* DATA EXTRACT *

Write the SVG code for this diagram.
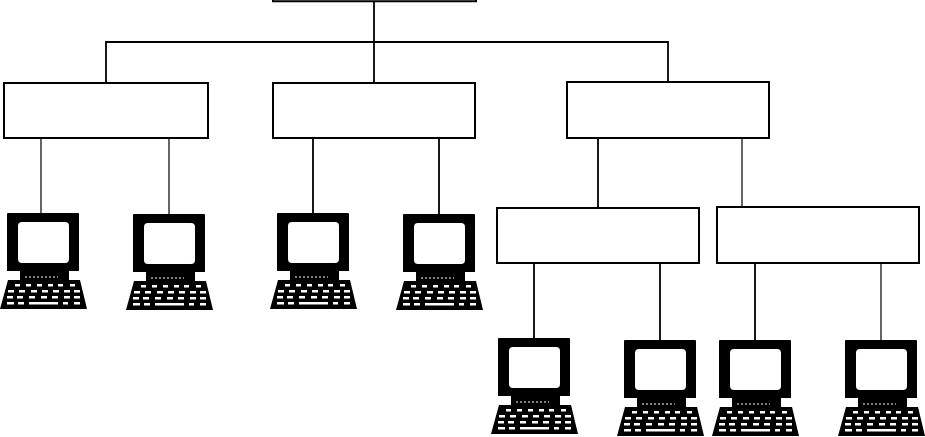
<svg xmlns="http://www.w3.org/2000/svg" width="925" height="437" viewBox="0 0 925 437">
<style>
.box{fill:#fff;stroke:#000;stroke-width:2}
.ln{fill:none;stroke:#000;stroke-width:1.8}
.thin{fill:none;stroke:#000;stroke-width:1.2}
.k{fill:#fff}
</style>
<defs>
<g id="pc">
<path d="M1 0H71Q72 0 72 1V58H62V67H73L80 96H-7L1 67H13V58H0V1Q0 0 1 0Z" fill="#000"/>
<rect class="k" x="11" y="9" width="51" height="41" rx="4"/>
<path d="M18 64H51" stroke="#fff" stroke-width="1" stroke-dasharray="2 2" fill="none"/>
<g class="k">
<rect x="8" y="71" width="5" height="2.5"/><rect x="19" y="71" width="5" height="2.5"/><rect x="30" y="71" width="5" height="2.5"/><rect x="41" y="71" width="5" height="2.5"/><rect x="51" y="71" width="5" height="2.5"/><rect x="63" y="71" width="5" height="2.5"/>
<rect x="1" y="77" width="6" height="2.5"/><rect x="12" y="77" width="6" height="2.5"/><rect x="24" y="77" width="6" height="2.5"/><rect x="35" y="77" width="6" height="2.5"/><rect x="46" y="77" width="6" height="2.5"/><rect x="57" y="77" width="6" height="2.5"/><rect x="67" y="77" width="6" height="2.5"/>
<rect x="0" y="83" width="6" height="2.5"/><rect x="10" y="83" width="6" height="2.5"/><rect x="22" y="83" width="6" height="2.5"/><rect x="34" y="83" width="6" height="2.5"/><rect x="45" y="83" width="6" height="2.5"/><rect x="57" y="83" width="6" height="2.5"/><rect x="67" y="83" width="6" height="2.5"/>
<rect x="0" y="89" width="7" height="2.5"/><rect x="11" y="89" width="6" height="2.5"/><rect x="22" y="89" width="29" height="2.5"/><rect x="56" y="89" width="5" height="2.5"/><rect x="67" y="89" width="6" height="2.5"/>
</g>
</g>
</defs>
<g id="connectors">
<path class="ln" d="M374 2V82M106 82V42H668V82"/>
<path class="thin" d="M41 138V213M169 138V214M742 138V208M881 263V340"/>
<path class="ln" d="M313 138V213M439 138V214M598 138V208"/>
<path class="ln" d="M534 263V338M660 263V340M755 263V340"/>
</g>
<g id="root"><path class="box" d="M273 -3V1.3H476V-3"/></g>
<g id="n1"><rect class="box" x="4" y="83" width="204" height="55"/></g>
<g id="n2"><rect class="box" x="273" y="83" width="202" height="55"/></g>
<g id="n3"><rect class="box" x="567" y="82" width="202" height="56"/></g>
<g id="n4"><rect class="box" x="497" y="208" width="202" height="55"/></g>
<g id="n5"><rect class="box" x="717" y="207" width="202" height="56"/></g>
<g id="pc1"><use href="#pc" x="7" y="213"/></g>
<g id="pc2"><use href="#pc" x="133" y="214"/></g>
<g id="pc3"><use href="#pc" x="277" y="213"/></g>
<g id="pc4"><use href="#pc" x="403" y="214"/></g>
<g id="pc5"><use href="#pc" x="498" y="338"/></g>
<g id="pc6"><use href="#pc" x="624" y="340"/></g>
<g id="pc7"><use href="#pc" x="719" y="340"/></g>
<g id="pc8"><use href="#pc" x="845" y="340"/></g>
</svg>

* EXERCISE BRIEF *
Omit every picture while copying the listing above exactly.

* RESULT OF THIS EXERCISE *
Write the SVG code for this diagram.
<svg xmlns="http://www.w3.org/2000/svg" width="925" height="437" viewBox="0 0 925 437">
<style>
.box{fill:#fff;stroke:#000;stroke-width:2}
.ln{fill:none;stroke:#000;stroke-width:1.8}
.thin{fill:none;stroke:#000;stroke-width:1.2}
.k{fill:#fff}
</style>
<defs>
<g id="pc">
<path d="M1 0H71Q72 0 72 1V58H62V67H73L80 96H-7L1 67H13V58H0V1Q0 0 1 0Z" fill="#000"/>
<rect class="k" x="11" y="9" width="51" height="41" rx="4"/>
<path d="M18 64H51" stroke="#fff" stroke-width="1" stroke-dasharray="2 2" fill="none"/>
<g class="k">
<rect x="8" y="71" width="5" height="2.5"/><rect x="19" y="71" width="5" height="2.5"/><rect x="30" y="71" width="5" height="2.5"/><rect x="41" y="71" width="5" height="2.5"/><rect x="51" y="71" width="5" height="2.5"/><rect x="63" y="71" width="5" height="2.5"/>
<rect x="1" y="77" width="6" height="2.5"/><rect x="12" y="77" width="6" height="2.5"/><rect x="24" y="77" width="6" height="2.5"/><rect x="35" y="77" width="6" height="2.5"/><rect x="46" y="77" width="6" height="2.5"/><rect x="57" y="77" width="6" height="2.5"/><rect x="67" y="77" width="6" height="2.5"/>
<rect x="0" y="83" width="6" height="2.5"/><rect x="10" y="83" width="6" height="2.5"/><rect x="22" y="83" width="6" height="2.5"/><rect x="34" y="83" width="6" height="2.5"/><rect x="45" y="83" width="6" height="2.5"/><rect x="57" y="83" width="6" height="2.5"/><rect x="67" y="83" width="6" height="2.5"/>
<rect x="0" y="89" width="7" height="2.5"/><rect x="11" y="89" width="6" height="2.5"/><rect x="22" y="89" width="29" height="2.5"/><rect x="56" y="89" width="5" height="2.5"/><rect x="67" y="89" width="6" height="2.5"/>
</g>
</g>
</defs>
<g id="connectors">
<path class="ln" d="M374 2V82M106 82V42H668V82"/>
<path class="thin" d="M41 138V213M169 138V214M742 138V208M881 263V340"/>
<path class="ln" d="M313 138V213M439 138V214M598 138V208"/>
<path class="ln" d="M534 263V338M660 263V340M755 263V340"/>
</g>
<g id="root"><path class="box" d="M273 -3V1.3H476V-3"/></g>
<g id="n1"><rect class="box" x="4" y="83" width="204" height="55"/></g>
<g id="n2"><rect class="box" x="273" y="83" width="202" height="55"/></g>
<g id="n3"><rect class="box" x="567" y="82" width="202" height="56"/></g>
<g id="n4"><rect class="box" x="497" y="208" width="202" height="55"/></g>
<g id="n5"><rect class="box" x="717" y="207" width="202" height="56"/></g>
<g id="pc1"><use href="#pc" x="7" y="213"/></g>
<g id="pc2"><use href="#pc" x="133" y="214"/></g>
<g id="pc3"><use href="#pc" x="277" y="213"/></g>
<g id="pc4"><use href="#pc" x="403" y="214"/></g>
<g id="pc5"><use href="#pc" x="498" y="338"/></g>
<g id="pc6"><use href="#pc" x="624" y="340"/></g>
<g id="pc7"><use href="#pc" x="719" y="340"/></g>
<g id="pc8"><use href="#pc" x="845" y="340"/></g>
</svg>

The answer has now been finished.